■ Instructions for the task: Return all of the data exactly, with nothing left out but the pictures.

■ Data block:
------------------------------------
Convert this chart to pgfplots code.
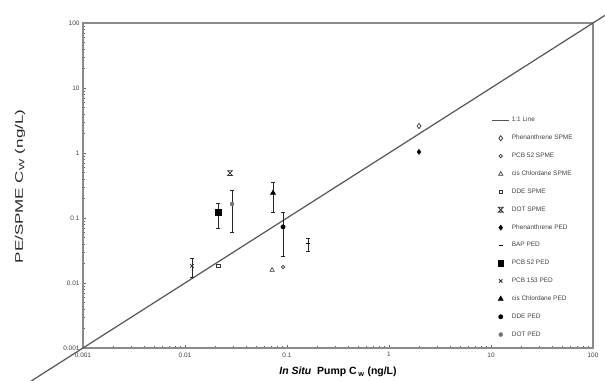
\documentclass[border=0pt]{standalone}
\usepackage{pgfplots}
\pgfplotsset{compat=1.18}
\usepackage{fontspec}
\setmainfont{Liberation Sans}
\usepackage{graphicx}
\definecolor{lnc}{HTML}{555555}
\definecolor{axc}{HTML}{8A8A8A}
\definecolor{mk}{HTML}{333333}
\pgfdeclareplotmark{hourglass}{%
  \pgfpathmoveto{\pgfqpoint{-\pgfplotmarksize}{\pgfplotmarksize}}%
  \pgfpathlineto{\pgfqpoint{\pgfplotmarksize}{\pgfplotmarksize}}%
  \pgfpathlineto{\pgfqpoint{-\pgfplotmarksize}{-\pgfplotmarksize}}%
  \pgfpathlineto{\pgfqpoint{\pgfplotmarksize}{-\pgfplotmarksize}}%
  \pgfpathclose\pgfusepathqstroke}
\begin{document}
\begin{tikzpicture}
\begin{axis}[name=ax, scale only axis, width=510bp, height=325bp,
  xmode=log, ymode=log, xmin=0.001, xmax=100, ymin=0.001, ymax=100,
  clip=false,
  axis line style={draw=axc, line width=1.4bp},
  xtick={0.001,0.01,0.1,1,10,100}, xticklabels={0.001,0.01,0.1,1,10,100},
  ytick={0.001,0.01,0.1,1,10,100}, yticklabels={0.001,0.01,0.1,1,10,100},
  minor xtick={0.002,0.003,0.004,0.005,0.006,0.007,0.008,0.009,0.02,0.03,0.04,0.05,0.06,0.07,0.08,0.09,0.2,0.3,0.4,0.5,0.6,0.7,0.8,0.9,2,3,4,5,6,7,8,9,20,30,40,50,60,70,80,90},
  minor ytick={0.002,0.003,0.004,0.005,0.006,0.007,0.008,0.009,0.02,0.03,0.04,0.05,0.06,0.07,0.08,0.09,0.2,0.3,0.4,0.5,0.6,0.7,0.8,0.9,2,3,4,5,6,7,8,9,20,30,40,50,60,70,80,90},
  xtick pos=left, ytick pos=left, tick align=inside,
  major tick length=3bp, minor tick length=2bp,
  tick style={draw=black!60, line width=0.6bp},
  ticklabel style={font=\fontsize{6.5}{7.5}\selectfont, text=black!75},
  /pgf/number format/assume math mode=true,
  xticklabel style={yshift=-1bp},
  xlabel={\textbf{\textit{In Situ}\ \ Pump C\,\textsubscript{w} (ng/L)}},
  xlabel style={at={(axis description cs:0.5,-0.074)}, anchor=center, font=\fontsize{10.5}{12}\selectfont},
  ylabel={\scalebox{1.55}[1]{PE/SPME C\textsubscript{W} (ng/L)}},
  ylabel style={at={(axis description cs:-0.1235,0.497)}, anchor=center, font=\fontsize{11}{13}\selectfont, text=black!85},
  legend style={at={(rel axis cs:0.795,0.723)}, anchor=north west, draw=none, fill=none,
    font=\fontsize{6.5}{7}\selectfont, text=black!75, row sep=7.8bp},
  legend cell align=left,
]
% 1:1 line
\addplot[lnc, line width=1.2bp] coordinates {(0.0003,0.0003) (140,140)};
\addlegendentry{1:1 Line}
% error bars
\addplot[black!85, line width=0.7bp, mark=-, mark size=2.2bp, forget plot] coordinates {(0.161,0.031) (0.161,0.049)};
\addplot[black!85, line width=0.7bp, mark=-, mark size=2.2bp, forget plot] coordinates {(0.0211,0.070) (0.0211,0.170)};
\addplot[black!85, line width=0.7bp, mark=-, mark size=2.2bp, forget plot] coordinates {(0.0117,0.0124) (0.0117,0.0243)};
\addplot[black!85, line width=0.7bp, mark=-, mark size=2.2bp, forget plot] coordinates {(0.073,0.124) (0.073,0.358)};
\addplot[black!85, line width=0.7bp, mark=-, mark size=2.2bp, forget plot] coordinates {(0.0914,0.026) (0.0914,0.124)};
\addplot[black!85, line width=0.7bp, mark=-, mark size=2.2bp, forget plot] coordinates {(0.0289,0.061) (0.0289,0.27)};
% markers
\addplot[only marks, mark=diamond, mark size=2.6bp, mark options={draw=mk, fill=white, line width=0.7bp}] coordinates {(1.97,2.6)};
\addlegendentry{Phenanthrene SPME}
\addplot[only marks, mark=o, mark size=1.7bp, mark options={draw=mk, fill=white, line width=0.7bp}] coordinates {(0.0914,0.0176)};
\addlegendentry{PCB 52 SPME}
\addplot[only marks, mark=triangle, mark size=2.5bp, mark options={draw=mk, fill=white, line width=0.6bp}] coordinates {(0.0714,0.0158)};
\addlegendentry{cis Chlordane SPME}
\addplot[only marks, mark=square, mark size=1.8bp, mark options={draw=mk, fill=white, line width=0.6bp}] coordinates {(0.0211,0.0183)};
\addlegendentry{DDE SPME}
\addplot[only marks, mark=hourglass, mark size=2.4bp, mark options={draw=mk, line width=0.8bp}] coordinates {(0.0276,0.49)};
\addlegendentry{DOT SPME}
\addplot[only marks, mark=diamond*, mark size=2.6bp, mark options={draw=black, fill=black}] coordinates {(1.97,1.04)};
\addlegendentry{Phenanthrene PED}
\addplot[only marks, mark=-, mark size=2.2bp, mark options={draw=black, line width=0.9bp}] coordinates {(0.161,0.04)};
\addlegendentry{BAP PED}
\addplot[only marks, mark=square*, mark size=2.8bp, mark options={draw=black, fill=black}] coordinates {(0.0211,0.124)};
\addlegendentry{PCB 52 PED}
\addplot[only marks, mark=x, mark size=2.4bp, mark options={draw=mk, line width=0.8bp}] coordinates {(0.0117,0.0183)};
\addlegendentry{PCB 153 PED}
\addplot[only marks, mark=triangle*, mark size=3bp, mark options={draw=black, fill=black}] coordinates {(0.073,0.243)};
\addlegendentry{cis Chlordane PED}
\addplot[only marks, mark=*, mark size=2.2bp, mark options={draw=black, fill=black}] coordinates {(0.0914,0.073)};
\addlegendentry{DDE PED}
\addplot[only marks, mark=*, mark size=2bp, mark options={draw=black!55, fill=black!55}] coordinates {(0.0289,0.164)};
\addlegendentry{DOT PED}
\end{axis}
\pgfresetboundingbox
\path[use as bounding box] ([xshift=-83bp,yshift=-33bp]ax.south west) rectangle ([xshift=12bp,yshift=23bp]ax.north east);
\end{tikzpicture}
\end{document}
------------------------------------
■ Full output:
Convert this chart to pgfplots code.
\documentclass[border=0pt]{standalone}
\usepackage{pgfplots}
\pgfplotsset{compat=1.18}
\usepackage{fontspec}
\setmainfont{Liberation Sans}
\usepackage{graphicx}
\definecolor{lnc}{HTML}{555555}
\definecolor{axc}{HTML}{8A8A8A}
\definecolor{mk}{HTML}{333333}
\pgfdeclareplotmark{hourglass}{%
  \pgfpathmoveto{\pgfqpoint{-\pgfplotmarksize}{\pgfplotmarksize}}%
  \pgfpathlineto{\pgfqpoint{\pgfplotmarksize}{\pgfplotmarksize}}%
  \pgfpathlineto{\pgfqpoint{-\pgfplotmarksize}{-\pgfplotmarksize}}%
  \pgfpathlineto{\pgfqpoint{\pgfplotmarksize}{-\pgfplotmarksize}}%
  \pgfpathclose\pgfusepathqstroke}
\begin{document}
\begin{tikzpicture}
\begin{axis}[name=ax, scale only axis, width=510bp, height=325bp,
  xmode=log, ymode=log, xmin=0.001, xmax=100, ymin=0.001, ymax=100,
  clip=false,
  axis line style={draw=axc, line width=1.4bp},
  xtick={0.001,0.01,0.1,1,10,100}, xticklabels={0.001,0.01,0.1,1,10,100},
  ytick={0.001,0.01,0.1,1,10,100}, yticklabels={0.001,0.01,0.1,1,10,100},
  minor xtick={0.002,0.003,0.004,0.005,0.006,0.007,0.008,0.009,0.02,0.03,0.04,0.05,0.06,0.07,0.08,0.09,0.2,0.3,0.4,0.5,0.6,0.7,0.8,0.9,2,3,4,5,6,7,8,9,20,30,40,50,60,70,80,90},
  minor ytick={0.002,0.003,0.004,0.005,0.006,0.007,0.008,0.009,0.02,0.03,0.04,0.05,0.06,0.07,0.08,0.09,0.2,0.3,0.4,0.5,0.6,0.7,0.8,0.9,2,3,4,5,6,7,8,9,20,30,40,50,60,70,80,90},
  xtick pos=left, ytick pos=left, tick align=inside,
  major tick length=3bp, minor tick length=2bp,
  tick style={draw=black!60, line width=0.6bp},
  ticklabel style={font=\fontsize{6.5}{7.5}\selectfont, text=black!75},
  /pgf/number format/assume math mode=true,
  xticklabel style={yshift=-1bp},
  xlabel={\textbf{\textit{In Situ}\ \ Pump C\,\textsubscript{w} (ng/L)}},
  xlabel style={at={(axis description cs:0.5,-0.074)}, anchor=center, font=\fontsize{10.5}{12}\selectfont},
  ylabel={\scalebox{1.55}[1]{PE/SPME C\textsubscript{W} (ng/L)}},
  ylabel style={at={(axis description cs:-0.1235,0.497)}, anchor=center, font=\fontsize{11}{13}\selectfont, text=black!85},
  legend style={at={(rel axis cs:0.795,0.723)}, anchor=north west, draw=none, fill=none,
    font=\fontsize{6.5}{7}\selectfont, text=black!75, row sep=7.8bp},
  legend cell align=left,
]
% 1:1 line
\addplot[lnc, line width=1.2bp] coordinates {(0.0003,0.0003) (140,140)};
\addlegendentry{1:1 Line}
% error bars
\addplot[black!85, line width=0.7bp, mark=-, mark size=2.2bp, forget plot] coordinates {(0.161,0.031) (0.161,0.049)};
\addplot[black!85, line width=0.7bp, mark=-, mark size=2.2bp, forget plot] coordinates {(0.0211,0.070) (0.0211,0.170)};
\addplot[black!85, line width=0.7bp, mark=-, mark size=2.2bp, forget plot] coordinates {(0.0117,0.0124) (0.0117,0.0243)};
\addplot[black!85, line width=0.7bp, mark=-, mark size=2.2bp, forget plot] coordinates {(0.073,0.124) (0.073,0.358)};
\addplot[black!85, line width=0.7bp, mark=-, mark size=2.2bp, forget plot] coordinates {(0.0914,0.026) (0.0914,0.124)};
\addplot[black!85, line width=0.7bp, mark=-, mark size=2.2bp, forget plot] coordinates {(0.0289,0.061) (0.0289,0.27)};
% markers
\addplot[only marks, mark=diamond, mark size=2.6bp, mark options={draw=mk, fill=white, line width=0.7bp}] coordinates {(1.97,2.6)};
\addlegendentry{Phenanthrene SPME}
\addplot[only marks, mark=o, mark size=1.7bp, mark options={draw=mk, fill=white, line width=0.7bp}] coordinates {(0.0914,0.0176)};
\addlegendentry{PCB 52 SPME}
\addplot[only marks, mark=triangle, mark size=2.5bp, mark options={draw=mk, fill=white, line width=0.6bp}] coordinates {(0.0714,0.0158)};
\addlegendentry{cis Chlordane SPME}
\addplot[only marks, mark=square, mark size=1.8bp, mark options={draw=mk, fill=white, line width=0.6bp}] coordinates {(0.0211,0.0183)};
\addlegendentry{DDE SPME}
\addplot[only marks, mark=hourglass, mark size=2.4bp, mark options={draw=mk, line width=0.8bp}] coordinates {(0.0276,0.49)};
\addlegendentry{DOT SPME}
\addplot[only marks, mark=diamond*, mark size=2.6bp, mark options={draw=black, fill=black}] coordinates {(1.97,1.04)};
\addlegendentry{Phenanthrene PED}
\addplot[only marks, mark=-, mark size=2.2bp, mark options={draw=black, line width=0.9bp}] coordinates {(0.161,0.04)};
\addlegendentry{BAP PED}
\addplot[only marks, mark=square*, mark size=2.8bp, mark options={draw=black, fill=black}] coordinates {(0.0211,0.124)};
\addlegendentry{PCB 52 PED}
\addplot[only marks, mark=x, mark size=2.4bp, mark options={draw=mk, line width=0.8bp}] coordinates {(0.0117,0.0183)};
\addlegendentry{PCB 153 PED}
\addplot[only marks, mark=triangle*, mark size=3bp, mark options={draw=black, fill=black}] coordinates {(0.073,0.243)};
\addlegendentry{cis Chlordane PED}
\addplot[only marks, mark=*, mark size=2.2bp, mark options={draw=black, fill=black}] coordinates {(0.0914,0.073)};
\addlegendentry{DDE PED}
\addplot[only marks, mark=*, mark size=2bp, mark options={draw=black!55, fill=black!55}] coordinates {(0.0289,0.164)};
\addlegendentry{DOT PED}
\end{axis}
\pgfresetboundingbox
\path[use as bounding box] ([xshift=-83bp,yshift=-33bp]ax.south west) rectangle ([xshift=12bp,yshift=23bp]ax.north east);
\end{tikzpicture}
\end{document}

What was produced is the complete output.